Supplied data:
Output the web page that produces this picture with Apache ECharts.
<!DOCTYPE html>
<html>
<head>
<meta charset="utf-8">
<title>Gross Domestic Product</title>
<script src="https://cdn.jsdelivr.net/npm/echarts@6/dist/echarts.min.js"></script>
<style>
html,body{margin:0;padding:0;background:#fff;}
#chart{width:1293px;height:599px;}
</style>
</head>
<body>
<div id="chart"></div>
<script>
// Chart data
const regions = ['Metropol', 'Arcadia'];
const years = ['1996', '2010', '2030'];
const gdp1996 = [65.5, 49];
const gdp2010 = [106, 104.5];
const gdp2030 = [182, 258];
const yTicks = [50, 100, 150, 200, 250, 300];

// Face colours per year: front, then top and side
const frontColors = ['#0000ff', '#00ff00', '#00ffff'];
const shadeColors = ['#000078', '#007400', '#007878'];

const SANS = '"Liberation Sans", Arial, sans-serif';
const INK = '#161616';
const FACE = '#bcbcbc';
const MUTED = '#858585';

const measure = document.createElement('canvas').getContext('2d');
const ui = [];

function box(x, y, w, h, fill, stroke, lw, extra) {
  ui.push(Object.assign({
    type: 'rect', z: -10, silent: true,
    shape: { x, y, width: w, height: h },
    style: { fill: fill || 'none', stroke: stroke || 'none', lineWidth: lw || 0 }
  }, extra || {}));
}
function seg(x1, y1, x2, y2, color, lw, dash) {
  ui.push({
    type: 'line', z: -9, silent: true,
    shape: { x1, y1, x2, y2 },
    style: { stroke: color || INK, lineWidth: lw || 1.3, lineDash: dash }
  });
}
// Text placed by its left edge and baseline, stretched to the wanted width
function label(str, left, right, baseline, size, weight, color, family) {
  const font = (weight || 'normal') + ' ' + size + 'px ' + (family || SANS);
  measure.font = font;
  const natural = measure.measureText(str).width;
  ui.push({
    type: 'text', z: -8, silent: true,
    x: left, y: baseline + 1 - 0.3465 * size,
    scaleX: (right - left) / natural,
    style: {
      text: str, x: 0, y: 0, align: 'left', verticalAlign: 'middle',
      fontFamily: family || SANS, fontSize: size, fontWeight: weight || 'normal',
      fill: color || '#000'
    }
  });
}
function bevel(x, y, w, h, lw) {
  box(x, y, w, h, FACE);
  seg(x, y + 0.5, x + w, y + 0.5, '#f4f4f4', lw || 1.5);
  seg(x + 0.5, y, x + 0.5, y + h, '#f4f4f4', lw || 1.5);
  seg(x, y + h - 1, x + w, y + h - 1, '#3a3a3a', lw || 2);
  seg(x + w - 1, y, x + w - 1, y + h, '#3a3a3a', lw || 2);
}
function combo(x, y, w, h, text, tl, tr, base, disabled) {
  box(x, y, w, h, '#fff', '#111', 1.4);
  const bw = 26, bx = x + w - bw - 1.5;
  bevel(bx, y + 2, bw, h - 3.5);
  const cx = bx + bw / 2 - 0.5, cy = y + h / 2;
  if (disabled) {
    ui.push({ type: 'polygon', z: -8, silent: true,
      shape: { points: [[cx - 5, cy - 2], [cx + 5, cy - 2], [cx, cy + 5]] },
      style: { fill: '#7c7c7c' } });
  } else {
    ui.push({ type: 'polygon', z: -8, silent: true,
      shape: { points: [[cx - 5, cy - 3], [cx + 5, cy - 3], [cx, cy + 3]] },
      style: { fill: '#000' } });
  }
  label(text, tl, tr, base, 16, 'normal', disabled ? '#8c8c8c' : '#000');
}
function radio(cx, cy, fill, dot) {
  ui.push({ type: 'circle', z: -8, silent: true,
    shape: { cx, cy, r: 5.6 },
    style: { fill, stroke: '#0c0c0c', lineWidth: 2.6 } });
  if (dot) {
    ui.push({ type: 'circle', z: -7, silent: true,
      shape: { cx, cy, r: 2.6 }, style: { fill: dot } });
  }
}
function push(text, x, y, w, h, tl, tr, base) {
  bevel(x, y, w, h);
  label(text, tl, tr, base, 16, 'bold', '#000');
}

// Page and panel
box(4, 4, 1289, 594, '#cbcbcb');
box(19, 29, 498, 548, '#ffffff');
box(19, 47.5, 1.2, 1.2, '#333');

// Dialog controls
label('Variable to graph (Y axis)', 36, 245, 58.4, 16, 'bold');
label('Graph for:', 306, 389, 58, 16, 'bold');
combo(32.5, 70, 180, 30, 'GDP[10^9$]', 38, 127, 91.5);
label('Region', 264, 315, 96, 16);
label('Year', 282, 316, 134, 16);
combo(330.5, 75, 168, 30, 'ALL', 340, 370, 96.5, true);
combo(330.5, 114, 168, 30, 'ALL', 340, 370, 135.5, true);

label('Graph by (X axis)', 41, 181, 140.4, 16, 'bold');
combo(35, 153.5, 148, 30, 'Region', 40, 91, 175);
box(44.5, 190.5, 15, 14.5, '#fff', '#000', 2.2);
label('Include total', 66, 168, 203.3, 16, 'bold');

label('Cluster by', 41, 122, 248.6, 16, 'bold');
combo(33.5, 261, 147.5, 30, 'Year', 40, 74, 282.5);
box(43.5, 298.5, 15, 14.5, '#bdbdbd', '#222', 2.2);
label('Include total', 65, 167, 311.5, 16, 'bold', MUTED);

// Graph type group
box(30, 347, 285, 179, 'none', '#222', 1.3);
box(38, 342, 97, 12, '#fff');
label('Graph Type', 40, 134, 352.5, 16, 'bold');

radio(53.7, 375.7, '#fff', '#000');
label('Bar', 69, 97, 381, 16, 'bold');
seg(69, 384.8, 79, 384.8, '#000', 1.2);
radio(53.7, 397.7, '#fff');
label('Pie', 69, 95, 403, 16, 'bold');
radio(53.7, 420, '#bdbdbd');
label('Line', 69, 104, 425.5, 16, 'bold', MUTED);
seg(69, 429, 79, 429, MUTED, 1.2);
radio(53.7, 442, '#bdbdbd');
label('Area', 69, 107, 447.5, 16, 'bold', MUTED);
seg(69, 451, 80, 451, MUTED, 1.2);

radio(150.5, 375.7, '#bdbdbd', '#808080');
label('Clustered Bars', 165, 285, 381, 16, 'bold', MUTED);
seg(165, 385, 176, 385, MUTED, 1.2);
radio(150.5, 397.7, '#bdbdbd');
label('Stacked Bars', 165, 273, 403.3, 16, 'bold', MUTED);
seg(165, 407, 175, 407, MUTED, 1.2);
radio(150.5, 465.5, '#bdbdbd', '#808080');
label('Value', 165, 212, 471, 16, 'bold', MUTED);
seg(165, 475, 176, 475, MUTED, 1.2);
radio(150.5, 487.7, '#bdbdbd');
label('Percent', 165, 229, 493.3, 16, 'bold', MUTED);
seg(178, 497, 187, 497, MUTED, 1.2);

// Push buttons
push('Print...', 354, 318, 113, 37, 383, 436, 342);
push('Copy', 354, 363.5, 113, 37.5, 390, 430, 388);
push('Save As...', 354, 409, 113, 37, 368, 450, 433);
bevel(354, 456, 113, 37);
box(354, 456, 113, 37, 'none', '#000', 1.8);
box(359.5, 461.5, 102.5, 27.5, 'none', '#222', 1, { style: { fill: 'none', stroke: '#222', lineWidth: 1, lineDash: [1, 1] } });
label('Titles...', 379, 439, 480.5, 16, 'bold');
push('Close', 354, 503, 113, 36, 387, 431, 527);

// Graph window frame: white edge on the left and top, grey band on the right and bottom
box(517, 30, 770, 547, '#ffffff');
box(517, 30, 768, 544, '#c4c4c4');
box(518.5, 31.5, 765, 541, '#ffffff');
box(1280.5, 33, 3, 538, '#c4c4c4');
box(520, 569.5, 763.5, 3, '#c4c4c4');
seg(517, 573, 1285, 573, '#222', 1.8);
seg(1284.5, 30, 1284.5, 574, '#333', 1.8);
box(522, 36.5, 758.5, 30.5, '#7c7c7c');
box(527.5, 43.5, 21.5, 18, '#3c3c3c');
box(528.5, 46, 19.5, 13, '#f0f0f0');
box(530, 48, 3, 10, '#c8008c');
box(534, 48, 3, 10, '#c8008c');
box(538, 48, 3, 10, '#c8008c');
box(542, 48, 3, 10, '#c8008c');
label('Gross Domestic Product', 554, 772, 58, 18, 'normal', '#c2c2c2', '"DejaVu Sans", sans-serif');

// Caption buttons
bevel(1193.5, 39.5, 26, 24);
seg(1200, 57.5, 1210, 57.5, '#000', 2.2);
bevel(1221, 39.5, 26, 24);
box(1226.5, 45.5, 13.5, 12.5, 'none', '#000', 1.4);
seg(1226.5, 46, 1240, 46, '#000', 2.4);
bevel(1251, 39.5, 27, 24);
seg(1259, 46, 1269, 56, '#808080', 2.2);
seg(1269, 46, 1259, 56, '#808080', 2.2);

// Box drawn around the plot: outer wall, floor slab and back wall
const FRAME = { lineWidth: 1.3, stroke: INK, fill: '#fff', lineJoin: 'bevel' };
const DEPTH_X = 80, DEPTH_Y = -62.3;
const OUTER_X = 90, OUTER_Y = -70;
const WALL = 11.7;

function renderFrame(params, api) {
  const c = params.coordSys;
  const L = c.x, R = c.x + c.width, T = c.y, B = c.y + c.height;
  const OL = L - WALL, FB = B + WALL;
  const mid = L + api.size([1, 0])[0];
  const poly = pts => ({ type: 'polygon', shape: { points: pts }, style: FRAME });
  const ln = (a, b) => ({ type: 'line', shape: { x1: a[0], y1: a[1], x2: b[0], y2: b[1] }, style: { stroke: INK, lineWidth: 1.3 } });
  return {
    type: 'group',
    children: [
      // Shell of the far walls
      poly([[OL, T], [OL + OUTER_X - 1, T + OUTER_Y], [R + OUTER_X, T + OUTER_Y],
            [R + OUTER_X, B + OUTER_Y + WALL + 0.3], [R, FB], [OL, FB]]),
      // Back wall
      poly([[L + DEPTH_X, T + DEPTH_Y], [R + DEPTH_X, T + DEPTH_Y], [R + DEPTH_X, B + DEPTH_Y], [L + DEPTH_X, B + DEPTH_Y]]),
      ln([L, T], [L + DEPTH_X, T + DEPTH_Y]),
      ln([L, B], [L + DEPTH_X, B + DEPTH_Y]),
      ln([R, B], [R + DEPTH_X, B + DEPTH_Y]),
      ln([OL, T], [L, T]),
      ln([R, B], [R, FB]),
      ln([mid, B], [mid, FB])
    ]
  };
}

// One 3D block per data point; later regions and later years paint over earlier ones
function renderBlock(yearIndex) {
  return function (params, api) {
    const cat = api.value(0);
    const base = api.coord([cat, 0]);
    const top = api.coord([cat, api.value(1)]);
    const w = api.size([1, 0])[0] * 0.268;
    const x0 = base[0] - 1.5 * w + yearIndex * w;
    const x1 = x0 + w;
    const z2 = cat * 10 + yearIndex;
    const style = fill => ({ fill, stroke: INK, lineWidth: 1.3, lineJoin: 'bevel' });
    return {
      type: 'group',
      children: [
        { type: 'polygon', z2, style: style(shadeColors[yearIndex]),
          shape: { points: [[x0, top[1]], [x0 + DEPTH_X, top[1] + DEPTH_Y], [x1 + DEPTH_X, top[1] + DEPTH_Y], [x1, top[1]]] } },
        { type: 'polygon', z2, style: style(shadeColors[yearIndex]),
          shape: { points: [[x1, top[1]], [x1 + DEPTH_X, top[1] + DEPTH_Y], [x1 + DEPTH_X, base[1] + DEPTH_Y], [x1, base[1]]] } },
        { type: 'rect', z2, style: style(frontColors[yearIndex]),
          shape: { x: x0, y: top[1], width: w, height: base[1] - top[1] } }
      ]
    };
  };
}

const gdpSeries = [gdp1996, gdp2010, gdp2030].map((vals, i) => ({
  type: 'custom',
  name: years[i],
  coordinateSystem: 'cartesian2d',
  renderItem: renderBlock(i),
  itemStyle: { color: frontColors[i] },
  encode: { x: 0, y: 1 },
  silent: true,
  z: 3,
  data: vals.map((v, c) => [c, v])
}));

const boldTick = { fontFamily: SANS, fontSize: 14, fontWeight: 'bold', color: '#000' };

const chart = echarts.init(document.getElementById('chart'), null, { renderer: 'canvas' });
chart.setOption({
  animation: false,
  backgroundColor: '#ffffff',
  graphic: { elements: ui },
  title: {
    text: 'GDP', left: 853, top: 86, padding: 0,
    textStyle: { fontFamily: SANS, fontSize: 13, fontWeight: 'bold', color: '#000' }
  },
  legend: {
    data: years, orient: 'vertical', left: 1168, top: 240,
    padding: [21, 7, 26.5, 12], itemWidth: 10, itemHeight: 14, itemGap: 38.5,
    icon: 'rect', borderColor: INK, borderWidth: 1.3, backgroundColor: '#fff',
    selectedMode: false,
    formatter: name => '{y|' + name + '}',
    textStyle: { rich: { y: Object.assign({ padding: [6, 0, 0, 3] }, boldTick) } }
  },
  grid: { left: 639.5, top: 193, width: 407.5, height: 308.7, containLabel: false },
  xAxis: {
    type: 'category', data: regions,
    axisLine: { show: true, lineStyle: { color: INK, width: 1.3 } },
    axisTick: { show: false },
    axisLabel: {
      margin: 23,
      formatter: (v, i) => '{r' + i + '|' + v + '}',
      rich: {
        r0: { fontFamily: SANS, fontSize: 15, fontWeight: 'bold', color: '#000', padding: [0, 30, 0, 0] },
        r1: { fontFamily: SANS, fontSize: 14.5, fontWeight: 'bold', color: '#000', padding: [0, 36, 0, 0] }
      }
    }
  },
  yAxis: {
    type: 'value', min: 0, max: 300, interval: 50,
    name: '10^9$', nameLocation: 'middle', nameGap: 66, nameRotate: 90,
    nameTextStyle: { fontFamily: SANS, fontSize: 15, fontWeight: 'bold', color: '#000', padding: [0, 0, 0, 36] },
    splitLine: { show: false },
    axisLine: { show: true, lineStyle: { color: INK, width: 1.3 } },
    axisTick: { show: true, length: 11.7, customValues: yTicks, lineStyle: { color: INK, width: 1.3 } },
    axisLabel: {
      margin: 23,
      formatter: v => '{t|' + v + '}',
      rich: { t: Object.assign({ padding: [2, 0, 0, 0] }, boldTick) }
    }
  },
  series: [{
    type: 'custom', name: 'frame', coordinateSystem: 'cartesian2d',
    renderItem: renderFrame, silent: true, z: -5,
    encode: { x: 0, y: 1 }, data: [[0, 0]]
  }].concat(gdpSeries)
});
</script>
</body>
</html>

Required task:
Return exactly the lines from the beginning of the data above through the one containing "const ui = [];", please. Include both end lines and add nothing else.

Written response:
Output the web page that produces this picture with Apache ECharts.
<!DOCTYPE html>
<html>
<head>
<meta charset="utf-8">
<title>Gross Domestic Product</title>
<script src="https://cdn.jsdelivr.net/npm/echarts@6/dist/echarts.min.js"></script>
<style>
html,body{margin:0;padding:0;background:#fff;}
#chart{width:1293px;height:599px;}
</style>
</head>
<body>
<div id="chart"></div>
<script>
// Chart data
const regions = ['Metropol', 'Arcadia'];
const years = ['1996', '2010', '2030'];
const gdp1996 = [65.5, 49];
const gdp2010 = [106, 104.5];
const gdp2030 = [182, 258];
const yTicks = [50, 100, 150, 200, 250, 300];

// Face colours per year: front, then top and side
const frontColors = ['#0000ff', '#00ff00', '#00ffff'];
const shadeColors = ['#000078', '#007400', '#007878'];

const SANS = '"Liberation Sans", Arial, sans-serif';
const INK = '#161616';
const FACE = '#bcbcbc';
const MUTED = '#858585';

const measure = document.createElement('canvas').getContext('2d');
const ui = [];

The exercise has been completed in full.